Nureyev – The White Crow (The White Crow, GB/Francia, 2018) di Ralph Fiennes con Oleg Ivenko, Adèle Exarchopoulos, Ralph Fiennes, Čulpan Nailevna Chamatova, Aleksey Morozov, Raphaël Personnaz, Olivier Rabourdin, Sergei Polunin, Louis Hofmann
Sceneggiatura di David Hare, dal romanzo “Rudolf Nureyev: The Life” di Julie Kavanagh (ed. La nave di Teseo)
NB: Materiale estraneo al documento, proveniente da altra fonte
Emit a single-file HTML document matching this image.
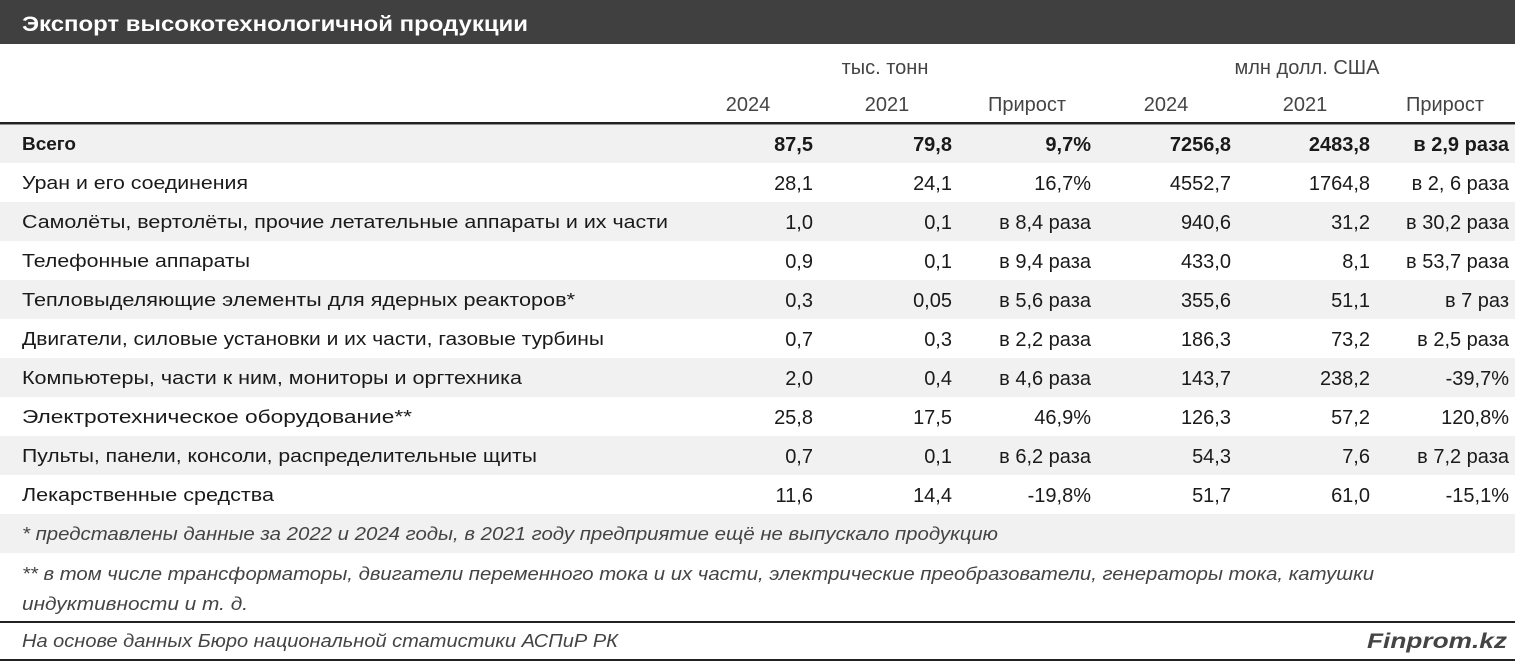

Biografico, 2h 03’, Eagle Pictures, in uscita il 27 giugno 2019
Voto: 4 su 10
Una delle personalità artistiche più iconiche del ventesimo secolo, un volto inconfondibile e un corpo narcisisticamente esibito per i fotografi più famosi e, al cinema, per Ken Russell, che lo diresse in un lussuoso fotoromanzo su Rodolfo Valentino; soprattutto, un talento innato per la danza, che lo portò a essere acclamato come il più grande ballerino classico del suo tempo, non tanto per la precisione tecnica quanto per il carisma che portava in scena: è Rudolf Nureyev, che rivive sullo schermo nella terza regia dell’attore britannico Ralph Fiennes, dopo un Coriolano da Shakespeare in salsa bellica contemporanea (Coriolanus, 2011) e un calligrafico biopic sentimentale su Charles Dickens (The invisible woman, 2013).
Nureyev – The White Crow, ispirandosi all’acclamata biografia-fiume di Julie Kavanagh su una sceneggiatura del veterano David Hare (Il danno, The Hours, The Reader), segue gli esordi del giovane Rudolf, giunto a Parigi nel 1961 a soli 22 anni, dopo un’infanzia sofferta tra la città sovietica di Ufa e la scuola per ballerini di Leningrado; qui, sotto la guida del famoso maestro russo Alexander Pushkin (interpretato dallo stesso Fiennes con tanto di pancione posticcio) inizierà ad affermarsi nel mondo del balletto grazie non solo alla sua forza interpretativa, ma soprattutto a causa del suo comportamento vivace e anticonvenzionale. Gli ufficiali del KGB vorrebbero rispedirlo in patria, ma Rudolf chiederà asilo politico nella capitale francese, in un episodio diplomatico che fece epoca.
Il Nureyev cinematografico ha il volto e la prestanza dell’etoile ucraina Oleg Ivenko, tanto funzionale nelle poche sequenze di danza quanto scoraggiante per doti recitative. Ma sarebbe ingiusto imputare a lui la scarsa efficacia di questo biopic piatto e raggelato, in maniera direttamente proporzionale alla carica iconoclasta e trasgressiva del personaggio che vorrebbe raccontare. Prima di arrivare ai venti minuti da spy story potenzialmente tesi del finale, il film bivacca in una stasi di formalismo misto a ripetitività che potrebbe far calare le palpebre degli spettatori meno disposti a una trattazione così blandamente tradizionale degli eventi.
Il giovane Rudolf vuole erudirsi e vaga per chiese e monumenti, tenta la scalata sociale circondandosi di ricche conoscenze (spicca per inutilità la presenza puramente decorativa di una mai così annoiata Exarchopoulos, nei panni luttuosi di Clara Saint) e cela egotisticamente la sua omosessualità: non proprio un campione di anticonformismo. L’aver appiattito così tanto la peculiarità polemica e provocatoria di Nureyev getta nel non sense anche le concitate sequenze all’aeroporto di Parigi, dove ci si ferma a chiedersi per quali terribili colpe il danzatore debba essere immediatamente rimpatriato.
Certamente non uno dei copioni più ispirati di Hare, senza contare la banalità registica nell’utilizzo dei flashback in quasi-bianco e nero, a sottolineare i natali grami del piccolo Rudi. Resta la puntuale illustrazione degli ambienti e il rimpianto per un’occasione cinematografica che si sarebbe potuta prestare a ben altre declinazioni del genio e della sregolatezza di Nureyev.